• You already know the basics of NTP.
    This lesson goes deeper into how the protocol actually works.

    What NTP Does

    Without NTP, every device keeps its own time and they drift apart:

    Without NTP, switch SW1 and routers R1 and R2 show different clock times and an administrator notes the devices are out of sync

    Figure 1 – Without NTP, clocks drift apart

    With NTP, all devices point to one NTP server, allowing them to converge on the same time.

    With an NTP server, switch SW1 and routers R1 and R2 all display the same synchronized time

    Figure 2 – With NTP, devices share one time

    NTP is a standardized protocol in RFC 5905, and NTPv4 is the current version.
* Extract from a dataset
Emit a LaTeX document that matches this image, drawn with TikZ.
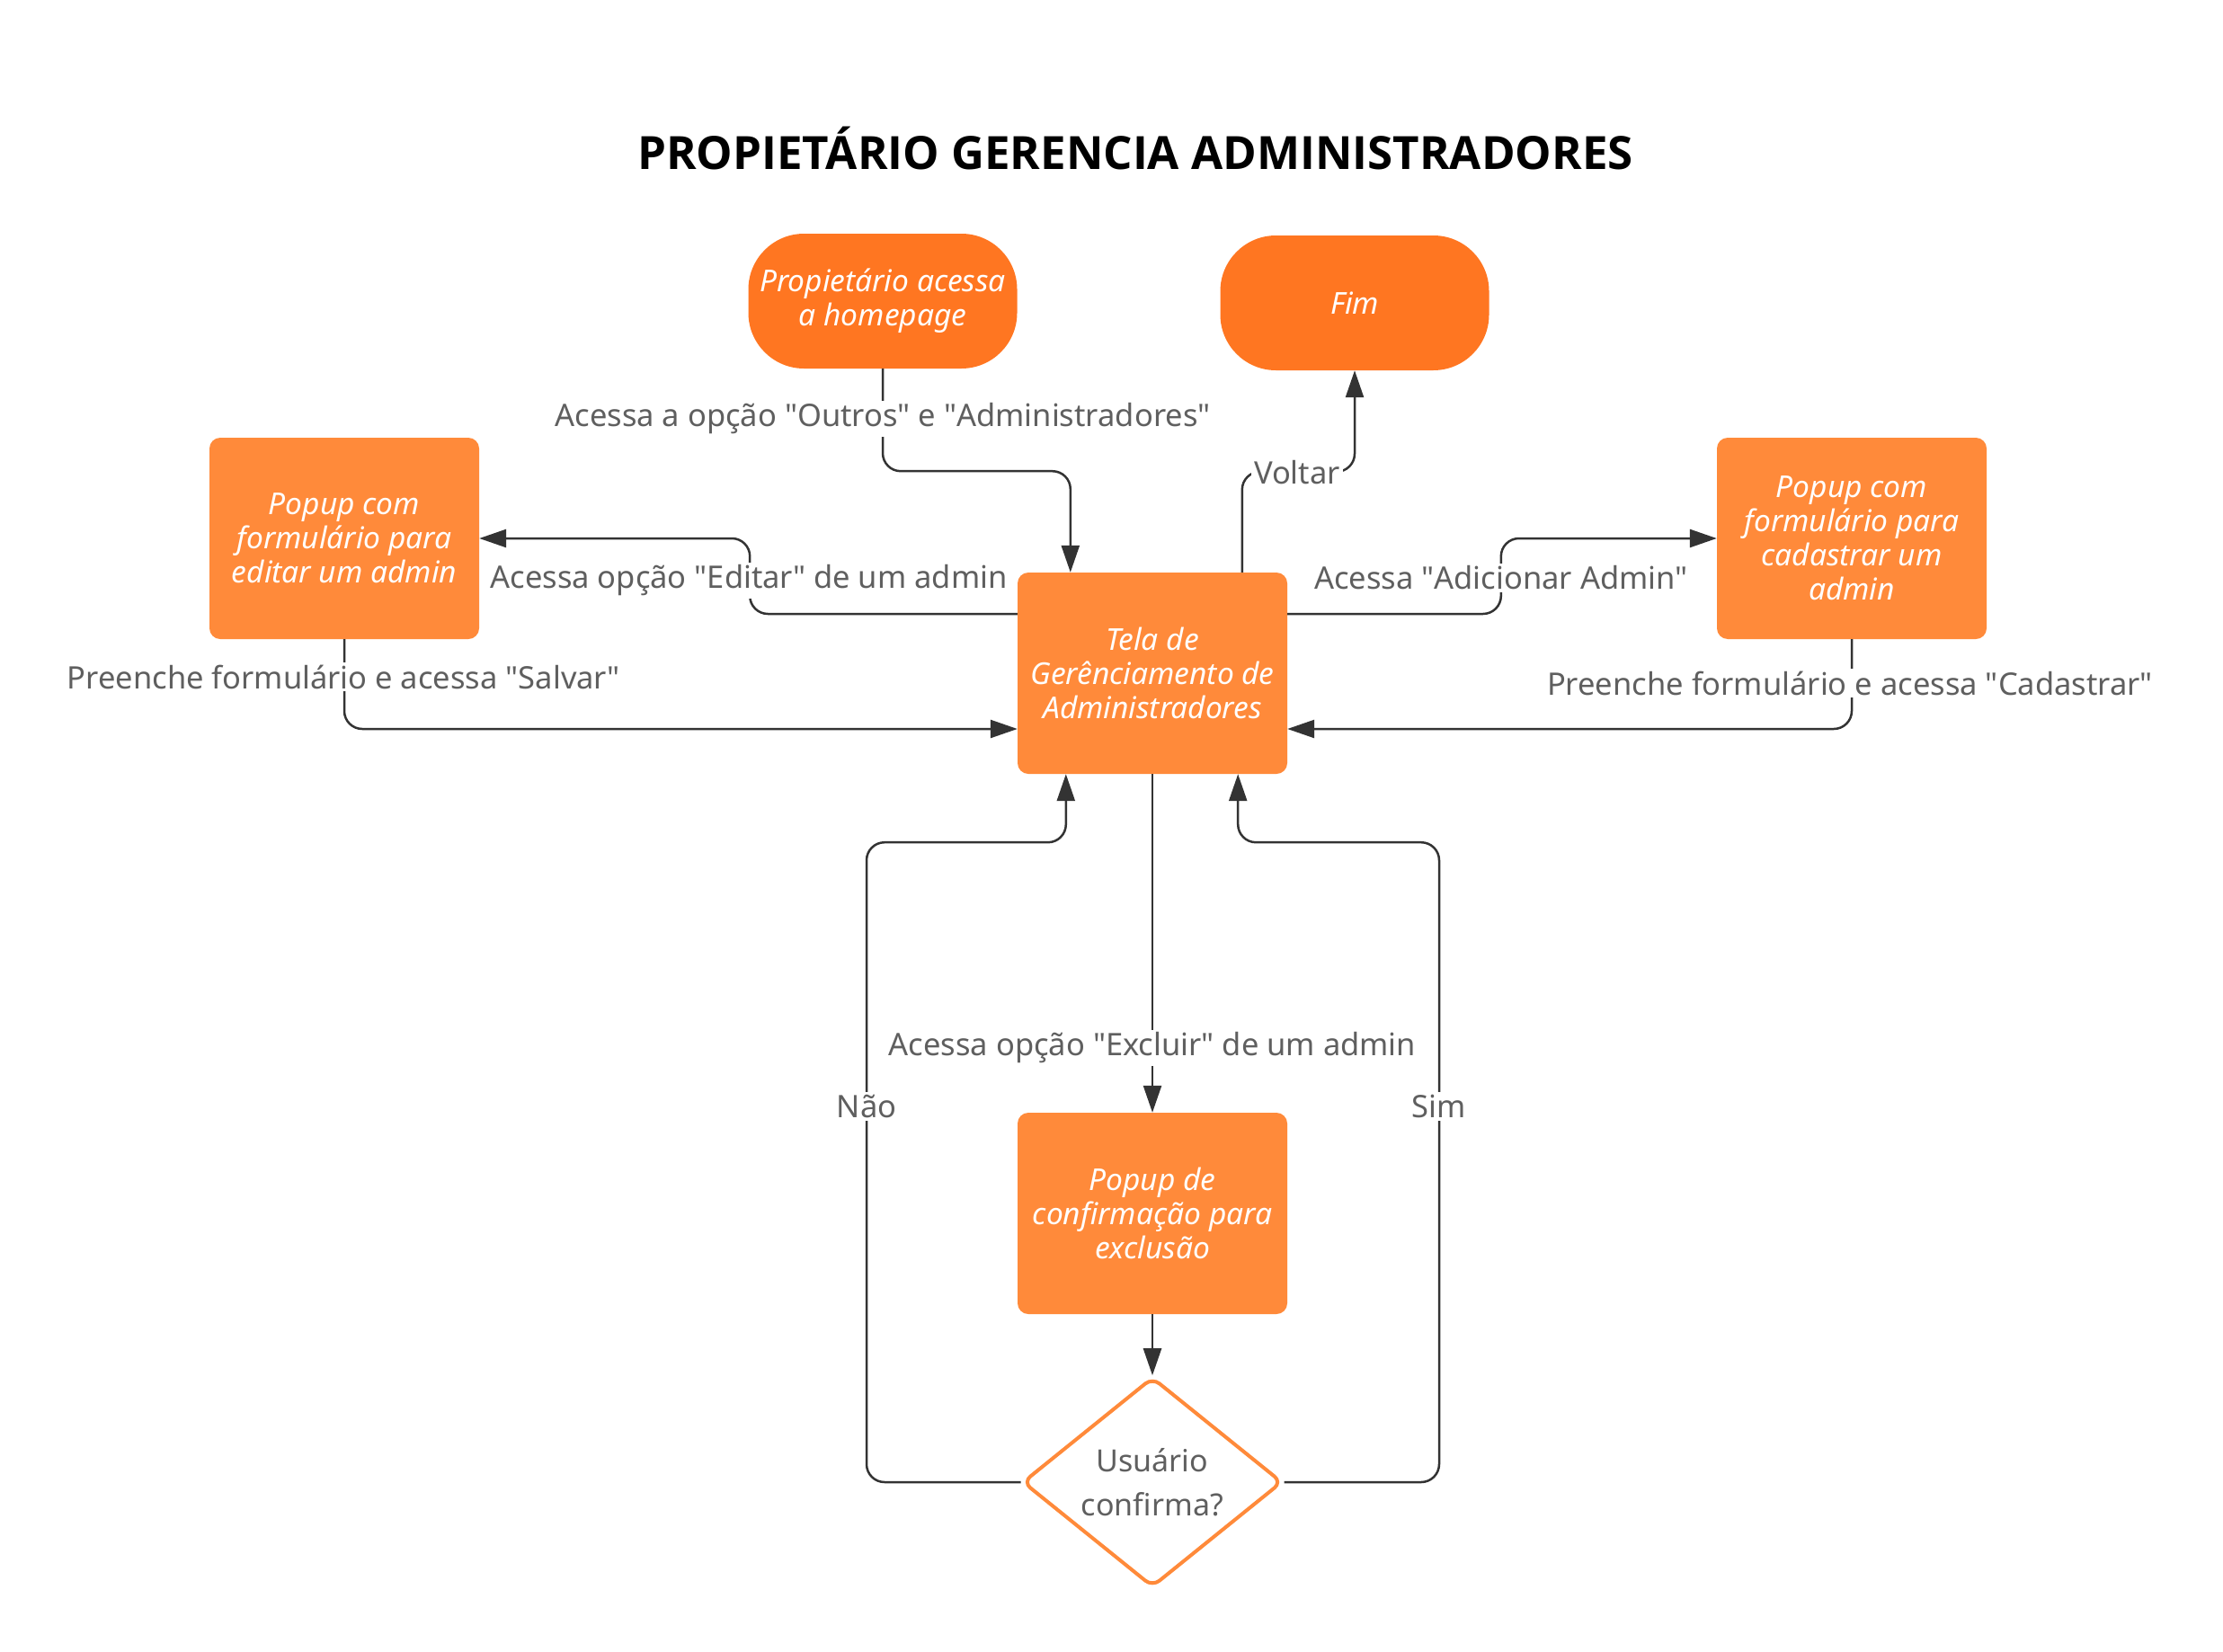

    Answer the question below

    What is the current version of NTP?

    NTP Stratums

    NTP establishes a hierarchy of clock sources.
    It uses the term stratum to measure distance from the reference.

    Stratum 0 is the reference clock itself, a GPS or atomic source.

    The NTP stratum hierarchy: a stratum 0 reference clock feeds stratum 1 servers, then stratum 2 and stratum 3 routers

    Figure 3 – The NTP stratum hierarchy

    The server directly connected to it is a Stratum 1 server.
    Each step down the chain adds one.

    • The usable values range from 1 to 15.

    • Stratum 16 means that the device is unsynchronized and has no valid source yet.

    NTP uses UDP port 123.

    Answer the question below

    What stratum is a server directly connected to the reference clock?